Many ask this question from two different places: a desire to “check the box” for the day, or a sincere hunger to grow deeper in Christ. The answer depends less on a fixed quota and more on the kind of relationship you want with God’s Word.
Start with the right intent
If the question comes from religion-style checklisting, the temptation is to reduce spiritual life to a number of verses or chapters read. That approach misses the point. If the question springs from a desire to grow spiritually, the focus moves to transformation: internalizing the Word so it shapes thought, attitude, and action.
Scripture points to meditation, not a quota
“This book of the law shall not depart out of thy mouth; but thou shalt meditate therein day and night.” — Joshua 1:8
Joshua emphasizes meditation day and night. David echoes this in the Psalms: “I meditate on your law day and night.” The New Testament continues the theme: pray without ceasing (1 Thessalonians 5:17) and be transformed by the renewing of your mind (Romans 12:2). Taken together, these verses show that the priority is ongoing fellowship with God through His Word, not a set reading target.
Reading is the intake. Meditation is the work.
Think of reading as nourishing intake and meditation as digestion. You can read a whole chapter and miss its life-changing meaning, or you can take one verse and let it peel back layers of truth for days. Either pattern can be spiritually healthy when led by the Holy Spirit.
Practical reality: Some seasons call for maintenance—daily, modest intake to stay spiritually healthy. Other seasons call for concentrated intake—feasting on particular promises when facing sickness, financial difficulty, or major decisions.
Practical rhythms you can try
- One verse, one week: Read a single verse and meditate on it throughout the day and week. Memorize, pray it, and apply it.
- Chapter a day: Useful for steady growth and context. Many read Proverbs one chapter each day for wisdom.
- Bible-in-a-year: Good for structured breadth. Use this as a discipline, not as a spiritual Law.
- Seasonal concentration: When you need healing or breakthrough, focus on scriptures about healing, provision, and Christ’s work for you. Meditate, confess, and expect faith to grow.
- Daily minimum: At least a moment of fellowship—reading, praying, or meditating—so you interact with God’s Word every 24 hours.
How to meditate on Scripture (simple steps)
- Read slowly. Let a phrase catch your attention.
- Reflect. Ask: What is God saying to me through this phrase?
- Pray. Turn the verse into conversation with God.
- Confess and declare. Speak the truth out loud to build faith.
- Apply. Take one small step that obeys what you’ve learned.
When to shift from maintenance to concentration
Just like nutrition, your spiritual diet sometimes needs adjustment.

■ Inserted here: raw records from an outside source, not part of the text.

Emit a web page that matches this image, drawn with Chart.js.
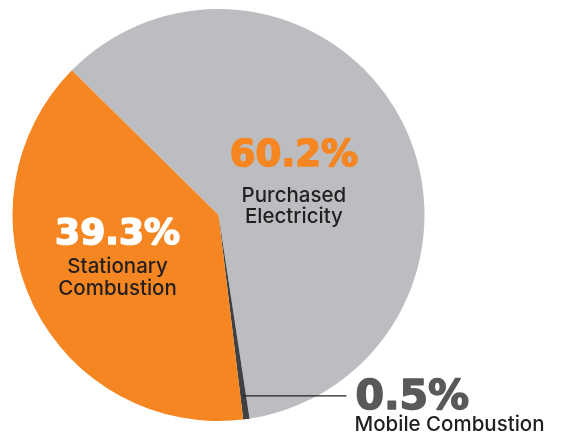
<!DOCTYPE html>
<html>
<head>
<meta charset="utf-8">
<script src="https://cdn.jsdelivr.net/npm/chart.js@4"></script>
<style>
  html, body { margin: 0; padding: 0; background: #fff; }
  #wrap { width: 563px; height: 435px; position: relative; }
</style>
</head>
<body>
<div id="wrap"><canvas id="myChart"></canvas></div>
<script>
// data, clockwise from the upper-left edge
const categories = ['Purchased Electricity', 'Mobile Combustion', 'Stationary Combustion'];
const shares = [60.2, 0.5, 39.3];
const sliceColors = ['#BCBDC0', '#3F4042', '#F58621'];

// label placement, as fractions of the pie radius from its centre
const labelLayout = [
    { dx: 0.366, dy: -0.238, align: 'center', pctSize: 37, pctColor: '#F58621', lines: ['Purchased', 'Electricity'], lineDy: [-0.063, 0.04] },
    { dx: 0.66, dy: 0.941, align: 'left', pctSize: 41, pctColor: '#58595B', lines: ['Mobile Combustion'], lineDy: [1.047], leader: true },
    { dx: -0.49, dy: 0.141, align: 'center', pctSize: 36, pctColor: '#FFFFFF', lines: ['Stationary', 'Combustion'], lineDy: [0.282, 0.388] }
];

const pieLabels = {
    id: 'pieLabels',
    afterDraw(chart) {
        const ctx = chart.ctx;
        const meta = chart.getDatasetMeta(0);
        const arc0 = meta.data[0];
        const cx = arc0.x, cy = arc0.y, r = arc0.outerRadius;
        ctx.save();
        ctx.textBaseline = 'alphabetic';
        labelLayout.forEach((lab, i) => {
            const x = cx + lab.dx * r;
            ctx.textAlign = lab.align;
            if (lab.leader) {
                const arc = meta.data[i];
                const mid = (arc.startAngle + arc.endAngle) / 2;
                const ly = cy + lab.dy * r - 13;
                const lx0 = cx + (ly - cy) / Math.tan(mid);
                ctx.strokeStyle = '#231F20';
                ctx.lineWidth = 1.3;
                ctx.beginPath();
                ctx.moveTo(lx0, ly);
                ctx.lineTo(x - 8, ly);
                ctx.stroke();
            }
            // percentage, thickened with a stroke to get the heavy look
            const pct = shares[i].toFixed(1) + '%';
            const px = lab.align === 'left' ? x + 1 : x;
            ctx.fillStyle = lab.pctColor;
            ctx.strokeStyle = lab.pctColor;
            ctx.lineWidth = 1.6;
            ctx.lineJoin = 'round';
            ctx.font = 'bold ' + lab.pctSize + 'px "DejaVu Sans"';
            ctx.fillText(pct, px, cy + lab.dy * r);
            ctx.strokeText(pct, px, cy + lab.dy * r);
            ctx.fillStyle = '#231F20';
            ctx.font = '500 20.5px Inter';
            lab.lines.forEach((t, j) => {
                ctx.fillText(t, x, cy + lab.lineDy[j] * r);
            });
        });
        ctx.restore();
    }
};

const ctx = document.getElementById('myChart').getContext('2d');
new Chart(ctx, {
    type: 'pie',
    data: {
        labels: categories,
        datasets: [{
            data: shares,
            backgroundColor: sliceColors,
            borderWidth: 0
        }]
    },
    options: {
        responsive: true,
        maintainAspectRatio: false,
        animation: false,
        rotation: -45.4,
        layout: {
            padding: { left: 12.5, right: 138.5, top: 9, bottom: 14 }
        },
        plugins: {
            legend: { display: false },
            tooltip: { enabled: false }
        }
    },
    plugins: [pieLabels]
});
</script>
</body>
</html>
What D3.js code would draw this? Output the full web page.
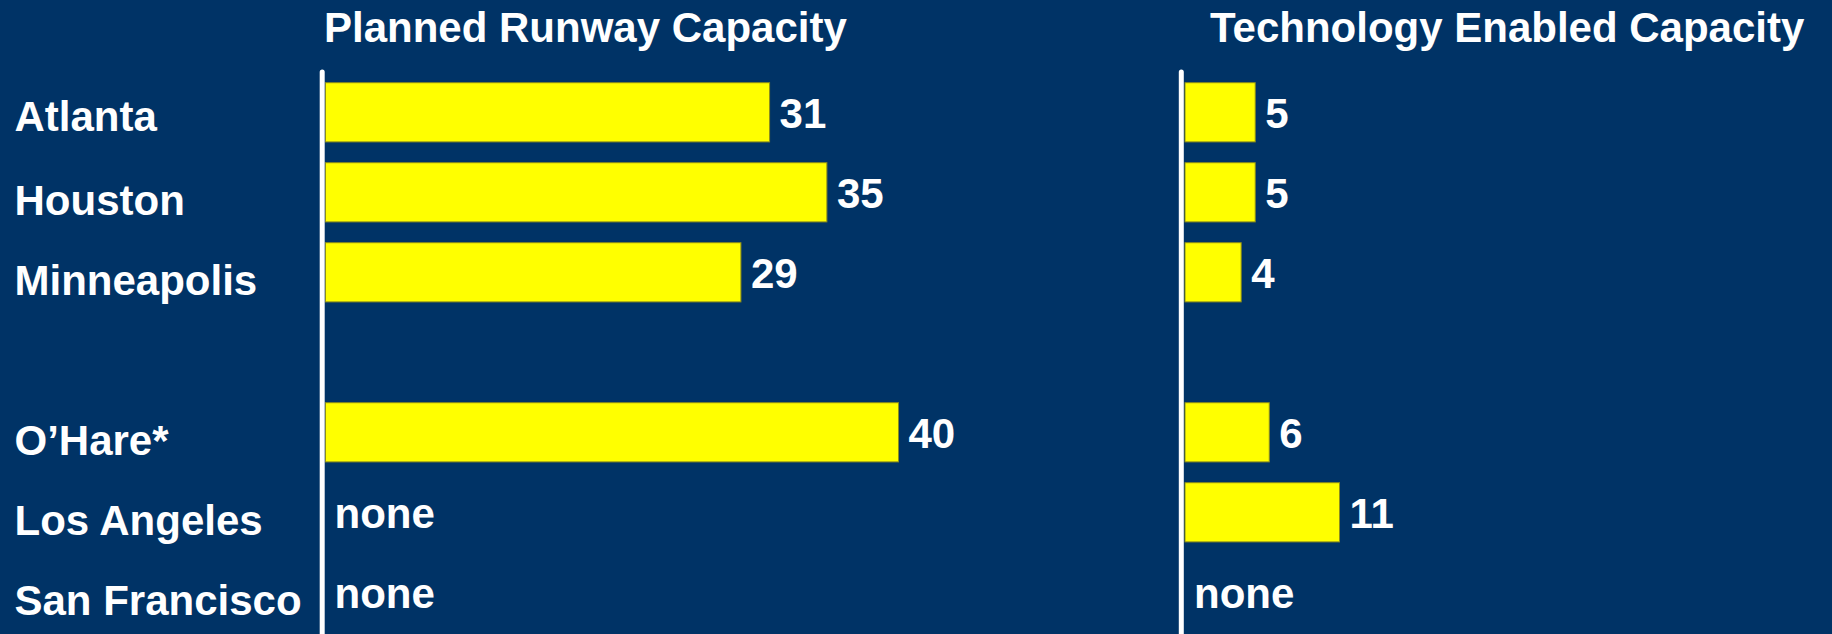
<!DOCTYPE html>
<html>
<head>
<meta charset="utf-8">
<script src="https://cdn.jsdelivr.net/npm/d3@7/dist/d3.min.js"></script>
<style>
  html, body { margin: 0; padding: 0; background: #003366; }
  svg { display: block; }
  text { font-family: "Liberation Sans", Arial, sans-serif; font-weight: bold; fill: #ffffff; }
</style>
</head>
<body>
<svg id="chart" width="1832" height="634"></svg>
<script>
// Airports listed top to bottom; the empty entry is a blank spacer row.
const categories = ["Atlanta", "Houston", "Minneapolis", "", "O\u2019Hare*", "Los Angeles", "San Francisco"];
// Added capacity per airport (null = no project, shown as "none").
const plannedRunway = [31, 35, 29, null, 40, null, null];
const technologyEnabled = [5, 5, 4, null, 6, 11, null];
const panelTitles = ["Planned Runway Capacity", "Technology Enabled Capacity"];
const noneLabel = "none";

const W = 1832, H = 634;
const svg = d3.select("#chart");

svg.append("rect").attr("width", W).attr("height", H).attr("fill", "#003366");

// Shared row layout for both panels
const y = d3.scaleBand()
  .domain(categories)
  .range([72.3, 632.3])
  .paddingInner(0.26)
  .paddingOuter(0.13);

// Row labels
svg.append("g")
  .selectAll("text")
  .data(categories.filter(c => c !== ""))
  .join("text")
  .attr("x", 14.5)
  .attr("y", (d, i) => y(d) + y.bandwidth() / 2 + (i === 0 ? 19 : 22.5))
  .attr("font-size", 42)
  .text(d => d);

function panel(values, title, axisX, x0, maxVal, maxPx, titleX) {
  const x = d3.scaleLinear().domain([0, maxVal]).range([x0, x0 + maxPx]);
  const g = svg.append("g");

  g.append("text")
    .attr("x", titleX)
    .attr("y", 42)
    .attr("font-size", 42)
    .text(title);

  const rows = categories.map((c, i) => ({ c, v: values[i] })).filter(d => d.c !== "");

  g.selectAll("rect.bar")
    .data(rows.filter(d => d.v != null))
    .join("rect")
    .attr("class", "bar")
    .attr("x", x(0))
    .attr("y", d => y(d.c))
    .attr("width", d => x(d.v) - x(0))
    .attr("height", y.bandwidth())
    .attr("fill", "#ffff00")
    .attr("stroke", "#8c8c1a")
    .attr("stroke-width", 1);

  g.selectAll("text.val")
    .data(rows)
    .join("text")
    .attr("class", "val")
    .attr("x", d => x(d.v == null ? 0 : d.v) + (d.v == null ? 9 : 10))
    .attr("y", d => y(d.c) + y.bandwidth() / 2 + 15.5)
    .attr("font-size", 42)
    .text(d => d.v == null ? noneLabel : d.v);

  // vertical baseline axis
  g.append("line")
    .attr("x1", axisX).attr("x2", axisX)
    .attr("y1", 72).attr("y2", H + 4)
    .attr("stroke", "#ffffff")
    .attr("stroke-width", 5)
    .attr("stroke-linecap", "round");
}

panel(plannedRunway, panelTitles[0], 322.2, 325.5, 40, 573, 324);
panel(technologyEnabled, panelTitles[1], 1181.3, 1185, 11, 154.5, 1210);
</script>
</body>
</html>
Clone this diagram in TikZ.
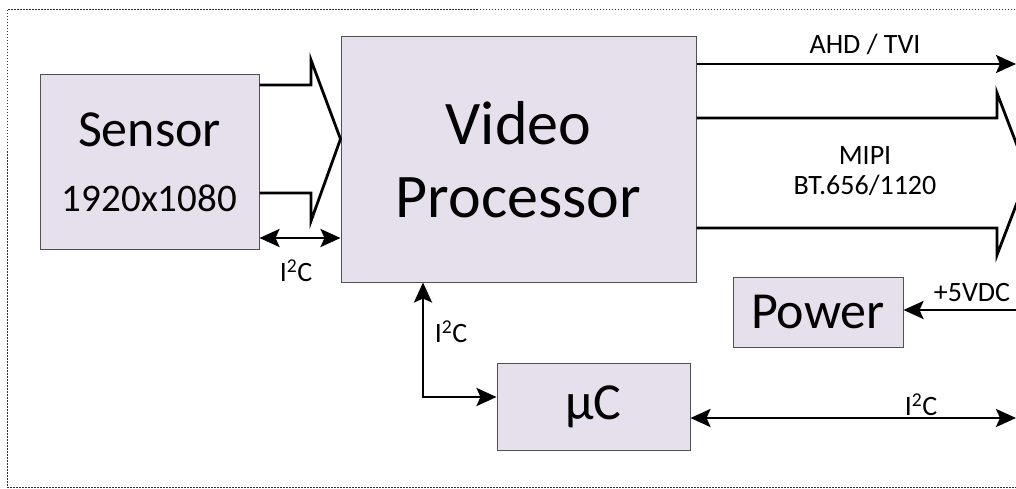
\documentclass[tikz,border=0pt]{standalone}
\usepackage{fontspec}
\setmainfont{Carlito}
\usepackage{xcolor}
\definecolor{boxfill}{HTML}{E6E0EC}
\definecolor{boxline}{HTML}{505050}
\definecolor{frameline}{HTML}{303030}
\usetikzlibrary{arrows.meta, calc}

\begin{document}
\begin{tikzpicture}[x=1pt, y=-1pt,
    block/.style={draw=boxline, fill=boxfill, line width=1pt, inner sep=0pt, align=center},
    bus/.style={line width=2.8pt, line join=miter},
    sig/.style={line width=2.8pt, -{Stealth[length=20pt 0, width=18pt 0, inset=4pt]}},
    bisig/.style={line width=2.8pt, {Stealth[length=20pt 0, width=18pt 0, inset=4pt]}-{Stealth[length=20pt 0, width=18pt 0, inset=4pt]}},
    lbl/.style={font=\fontsize{28}{30}\selectfont, inner sep=0pt}]

    % Page frame, clipped on the right
    \useasboundingbox (0,0) rectangle (1016,489);
    \clip (0,0) rectangle (1016,489);
    \draw[frameline, line width=1pt, dash pattern=on 1.5pt off 1.5pt] (7,10) rectangle (1060,487);

    % Blocks
    \node[block, minimum width=219pt, minimum height=174pt, font=\fontsize{39}{65}\selectfont] (sensor) at (149.5,162)
        {{\fontsize{52}{52}\selectfont Sensor}\\1920x1080};
    \node[block, minimum width=355pt, minimum height=245pt, font=\fontsize{62}{73}\selectfont] (vp) at (518.5,159.5)
        {Video\\Processor};
    \node[block, minimum width=170pt, minimum height=70pt, font=\fontsize{52}{52}\selectfont] (power) at (818,312) {Power};
    \node[block, minimum width=193pt, minimum height=87pt, font=\fontsize{52}{52}\selectfont] (mcu) at (593.5,407) {µC};

    % Free ends at the right edge
    \coordinate (ahd) at (1016,64);
    \coordinate (vin) at (1030,310);
    \coordinate (ext) at (1016,418);

    % Sensor data bus into the processor
    \draw[bus] (sensor.east |- 0,85) -- (311,85) -- (311,60) -- (vp.west |- 0,139)
               -- (311,221) -- (311,193) -- (sensor.east |- 0,193);

    % Sensor control link
    \draw[bisig] (sensor.east |- 0,238) -- (vp.west |- 0,238);
    \node[lbl] (i2cs) at (296,271) {I\textsuperscript{2}C};

    % Analog video output
    \draw[sig] (vp.east |- ahd) -- (ahd);
    \node[lbl] (ahdtxt) at (865,44) {AHD / TVI};

    % Digital video bus out
    \draw[bus] (vp.east |- 0,118) -- (997,118) -- (997,93) -- (1028,174)
               -- (997,255) -- (997,228) -- (vp.east |- 0,228);
    \node[lbl, align=center] (mipi) at (865,171) {MIPI\\BT.656/1120};

    % Supply input
    \draw[sig] (vin) -- (power.east |- vin);
    \node[lbl] (vintxt) at (972,293) {+5VDC};

    % Processor to microcontroller
    \draw[bisig] (vp.south -| 423,0) -- (423,397) -- (mcu.west |- 0,397);
    \node[lbl] (i2cm) at (451,332) {I\textsuperscript{2}C};

    % Microcontroller external link
    \draw[bisig] (mcu.east |- ext) -- (ext);
    \node[lbl] (i2ce) at (921,405) {I\textsuperscript{2}C};

\end{tikzpicture}
\end{document}
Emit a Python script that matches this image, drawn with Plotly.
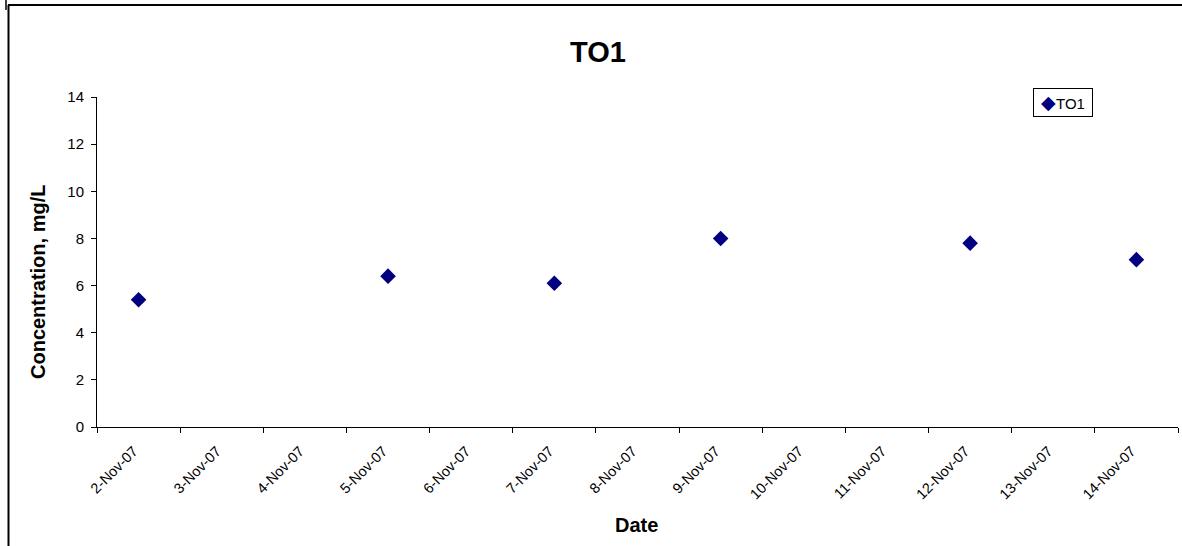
import plotly.graph_objects as go

categories = ["2-Nov-07", "3-Nov-07", "4-Nov-07", "5-Nov-07", "6-Nov-07", "7-Nov-07",
              "8-Nov-07", "9-Nov-07", "10-Nov-07", "11-Nov-07", "12-Nov-07",
              "13-Nov-07", "14-Nov-07"]
sample_dates = ["2-Nov-07", "5-Nov-07", "7-Nov-07", "9-Nov-07", "12-Nov-07", "14-Nov-07"]
to1_values = [5.4, 6.4, 6.1, 8.0, 7.8, 7.1]
y_ticks = [0, 2, 4, 6, 8, 10, 12, 14]

FONT = "Liberation Sans, Arial, sans-serif"
W, H = 1182, 546
L, R, T, B = 97, 1178, 97, 427

def px(x):
    return (x - L) / (R - L)

def py(y):
    return (B - y) / (B - T)

fig = go.Figure()
fig.add_trace(go.Scatter(
    x=sample_dates, y=to1_values, mode="markers", name="TO1",
    marker=dict(symbol="diamond", size=12, color="#000080",
                line=dict(width=0)),
    showlegend=False,
))

fig.update_layout(
    width=W, height=H,
    margin=dict(l=L, r=W - R, t=T, b=H - B, pad=0),
    paper_bgcolor="white", plot_bgcolor="white",
    font=dict(family=FONT, color="black", size=14),
    showlegend=False,
    xaxis=dict(type="category", categoryorder="array", categoryarray=categories,
               range=[-0.5, 12.5], tickson="boundaries", ticks="outside",
               ticklen=5, tickcolor="black", tickwidth=1,
               showline=True, linecolor="black", linewidth=1,
               showgrid=False, zeroline=False, tickangle=-45,
               ticklabelstandoff=9, ticklabelshift=-5,
               tickfont=dict(size=14.5, family=FONT, color="black")),
    yaxis=dict(range=[0, 14], tickvals=y_ticks, ticks="outside", ticklen=5,
               tickcolor="black", tickwidth=1, showline=True,
               linecolor="black", linewidth=1, showgrid=False,
               zeroline=False, ticklabelstandoff=4,
               tickfont=dict(size=15, family=FONT, color="black")),
    annotations=[
        dict(text="<b>TO1</b>", x=px(598), y=py(52), xref="paper", yref="paper",
             showarrow=False, font=dict(size=29, family=FONT),
             xanchor="center", yanchor="middle"),
        dict(text="<b>Date</b>", x=px(636.5), y=py(525), xref="paper", yref="paper",
             showarrow=False, font=dict(size=20, family=FONT),
             xanchor="center", yanchor="middle"),
        dict(text="<b>Concentration, mg/L</b>", x=px(38), y=py(282),
             xref="paper", yref="paper", showarrow=False, textangle=-90,
             font=dict(size=20, family=FONT), xanchor="center", yanchor="middle"),
        dict(text="<span style='color:#000080;font-size:19px'>◆</span>TO1",
             x=px(1033), y=py(88), xref="paper", yref="paper",
             showarrow=False, font=dict(size=15, family=FONT),
             xanchor="left", yanchor="top", bordercolor="black",
             borderwidth=1, borderpad=3, bgcolor="white", width=52),
    ],
    shapes=[
        dict(type="line", xref="paper", yref="paper", x0=px(8.5), x1=px(8.5),
             y0=py(5), y1=py(546), line=dict(color="black", width=2)),
        dict(type="line", xref="paper", yref="paper", x0=px(8), x1=px(1182),
             y0=py(5), y1=py(5), line=dict(color="black", width=2)),
        dict(type="line", xref="paper", yref="paper", x0=px(6), x1=px(6),
             y0=py(0), y1=py(10), line=dict(color="black", width=1.5)),
    ],
)

fig.write_html("out.html")
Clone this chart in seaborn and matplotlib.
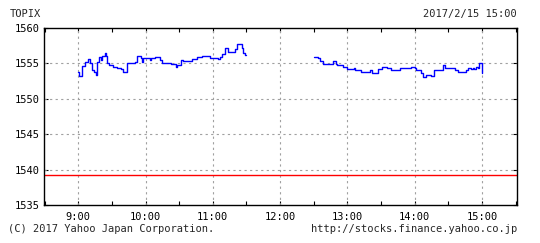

If you sense a particular need—healing, provision, freedom—intentionally increase the time you spend on related promises. Read, meditate, and speak them until the truth takes root and produces faith. The Word itself produces fruit in you when you feed on it.
Final encouragement
There is no law that prescribes exactly how many chapters or verses you must read each day. What matters is relationship: daily fellowship with the Word, guided by the Spirit, that leads to transformation. Choose a rhythm that keeps you connected and responsive to God. In seasons of need, feast; in seasons of stability, maintain. Above all, let the Word become life in you.
Daily fellowship with God is the key. Find a pattern that helps you meditate, internalize, and live out Scripture.